WHAT THE TASK ASKS
Copy exactly the lines that run from the top of the listing to the line containing "from bokeh.core.properties import value", both ends included, and omit the pictures.

——————————

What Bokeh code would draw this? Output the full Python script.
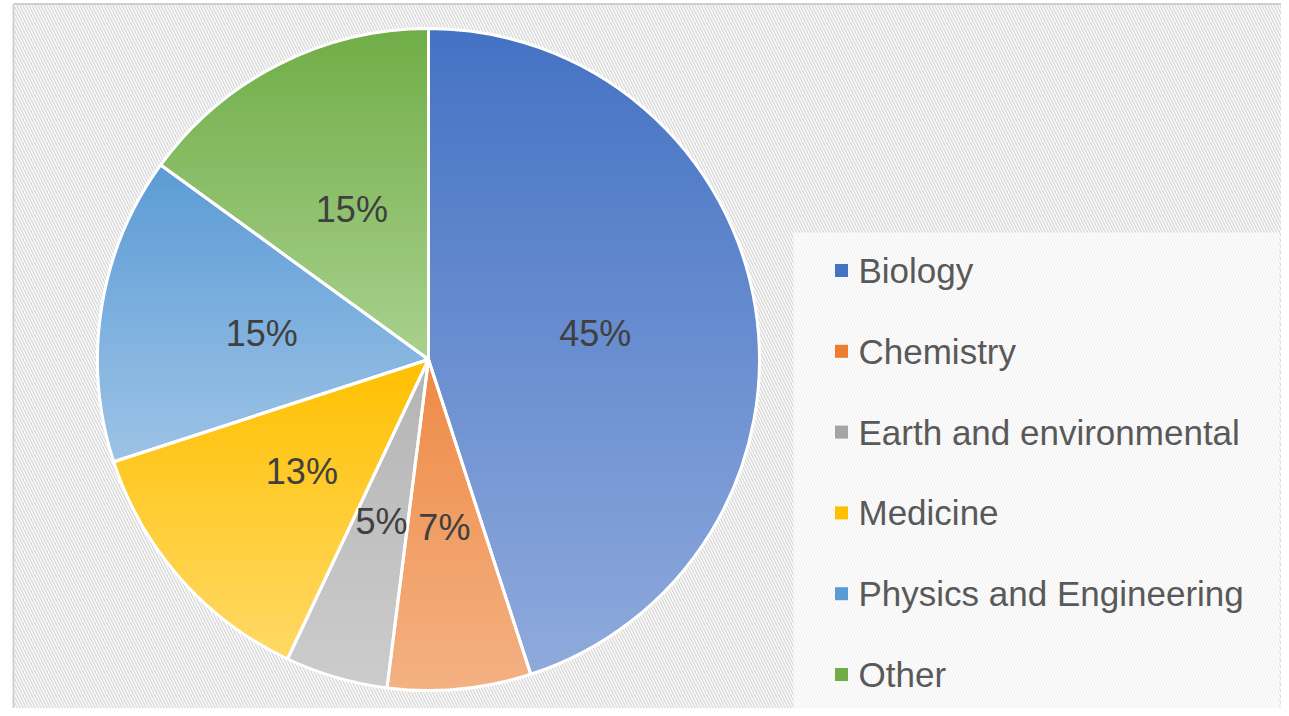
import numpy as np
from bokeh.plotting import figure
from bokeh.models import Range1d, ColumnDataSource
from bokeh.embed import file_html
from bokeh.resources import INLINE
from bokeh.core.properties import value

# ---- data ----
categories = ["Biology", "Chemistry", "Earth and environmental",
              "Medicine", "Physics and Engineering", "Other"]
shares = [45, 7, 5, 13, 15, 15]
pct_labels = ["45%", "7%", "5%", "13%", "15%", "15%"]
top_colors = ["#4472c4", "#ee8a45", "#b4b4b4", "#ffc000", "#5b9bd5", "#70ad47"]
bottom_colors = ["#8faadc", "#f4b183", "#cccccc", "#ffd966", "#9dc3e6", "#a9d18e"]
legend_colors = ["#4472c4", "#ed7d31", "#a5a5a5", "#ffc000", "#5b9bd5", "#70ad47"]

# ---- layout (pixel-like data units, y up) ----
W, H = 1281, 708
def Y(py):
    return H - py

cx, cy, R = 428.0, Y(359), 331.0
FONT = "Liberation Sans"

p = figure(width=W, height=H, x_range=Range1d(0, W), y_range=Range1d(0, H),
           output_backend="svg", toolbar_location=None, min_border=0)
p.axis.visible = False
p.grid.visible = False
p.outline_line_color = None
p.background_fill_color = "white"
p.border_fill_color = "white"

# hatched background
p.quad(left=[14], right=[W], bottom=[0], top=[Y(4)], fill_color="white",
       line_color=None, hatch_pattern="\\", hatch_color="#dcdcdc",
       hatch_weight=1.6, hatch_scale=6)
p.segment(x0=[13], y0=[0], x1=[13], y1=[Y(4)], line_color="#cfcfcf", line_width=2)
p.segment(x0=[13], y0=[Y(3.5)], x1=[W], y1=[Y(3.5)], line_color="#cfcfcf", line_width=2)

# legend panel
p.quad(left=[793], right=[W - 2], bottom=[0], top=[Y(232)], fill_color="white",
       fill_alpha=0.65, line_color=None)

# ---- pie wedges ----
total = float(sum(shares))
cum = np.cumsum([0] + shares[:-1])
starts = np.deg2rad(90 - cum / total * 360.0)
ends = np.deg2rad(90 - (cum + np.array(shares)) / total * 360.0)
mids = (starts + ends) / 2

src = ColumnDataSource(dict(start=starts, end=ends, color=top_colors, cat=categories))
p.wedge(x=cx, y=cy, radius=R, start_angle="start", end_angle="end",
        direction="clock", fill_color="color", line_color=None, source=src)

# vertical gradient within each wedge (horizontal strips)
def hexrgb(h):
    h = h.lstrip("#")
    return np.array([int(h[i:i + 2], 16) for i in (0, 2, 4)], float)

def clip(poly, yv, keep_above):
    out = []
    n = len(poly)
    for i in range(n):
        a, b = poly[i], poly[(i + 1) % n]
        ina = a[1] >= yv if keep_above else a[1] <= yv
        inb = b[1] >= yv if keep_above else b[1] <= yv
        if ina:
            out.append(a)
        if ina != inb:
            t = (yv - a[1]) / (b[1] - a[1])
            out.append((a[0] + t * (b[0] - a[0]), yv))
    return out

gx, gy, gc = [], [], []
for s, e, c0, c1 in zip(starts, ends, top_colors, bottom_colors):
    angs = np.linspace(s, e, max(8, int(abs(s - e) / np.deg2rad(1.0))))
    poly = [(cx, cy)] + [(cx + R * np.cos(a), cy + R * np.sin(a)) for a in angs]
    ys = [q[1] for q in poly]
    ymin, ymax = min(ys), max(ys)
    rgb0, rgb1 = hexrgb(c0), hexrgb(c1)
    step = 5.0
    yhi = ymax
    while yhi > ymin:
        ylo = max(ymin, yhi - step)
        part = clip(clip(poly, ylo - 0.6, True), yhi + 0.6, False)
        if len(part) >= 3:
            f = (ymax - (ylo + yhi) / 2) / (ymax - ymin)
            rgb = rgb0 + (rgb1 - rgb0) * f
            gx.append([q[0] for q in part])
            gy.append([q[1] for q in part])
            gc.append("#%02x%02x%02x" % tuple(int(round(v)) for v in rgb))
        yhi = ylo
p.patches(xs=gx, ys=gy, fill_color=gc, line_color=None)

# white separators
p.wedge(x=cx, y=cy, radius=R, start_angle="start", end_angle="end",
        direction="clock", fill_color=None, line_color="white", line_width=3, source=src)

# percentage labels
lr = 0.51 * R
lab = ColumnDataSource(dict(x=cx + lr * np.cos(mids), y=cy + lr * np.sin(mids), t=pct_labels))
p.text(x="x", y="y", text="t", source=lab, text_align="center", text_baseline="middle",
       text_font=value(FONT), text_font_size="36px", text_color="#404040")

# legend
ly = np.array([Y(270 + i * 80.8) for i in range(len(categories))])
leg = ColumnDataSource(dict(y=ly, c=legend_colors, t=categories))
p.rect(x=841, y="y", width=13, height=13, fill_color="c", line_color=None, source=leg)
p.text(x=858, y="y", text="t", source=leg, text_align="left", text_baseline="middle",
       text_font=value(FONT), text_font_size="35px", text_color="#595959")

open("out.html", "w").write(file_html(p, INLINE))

——————————

RESPONSE TO THIS TASK
What Bokeh code would draw this? Output the full Python script.
import numpy as np
from bokeh.plotting import figure
from bokeh.models import Range1d, ColumnDataSource
from bokeh.embed import file_html
from bokeh.resources import INLINE
from bokeh.core.properties import value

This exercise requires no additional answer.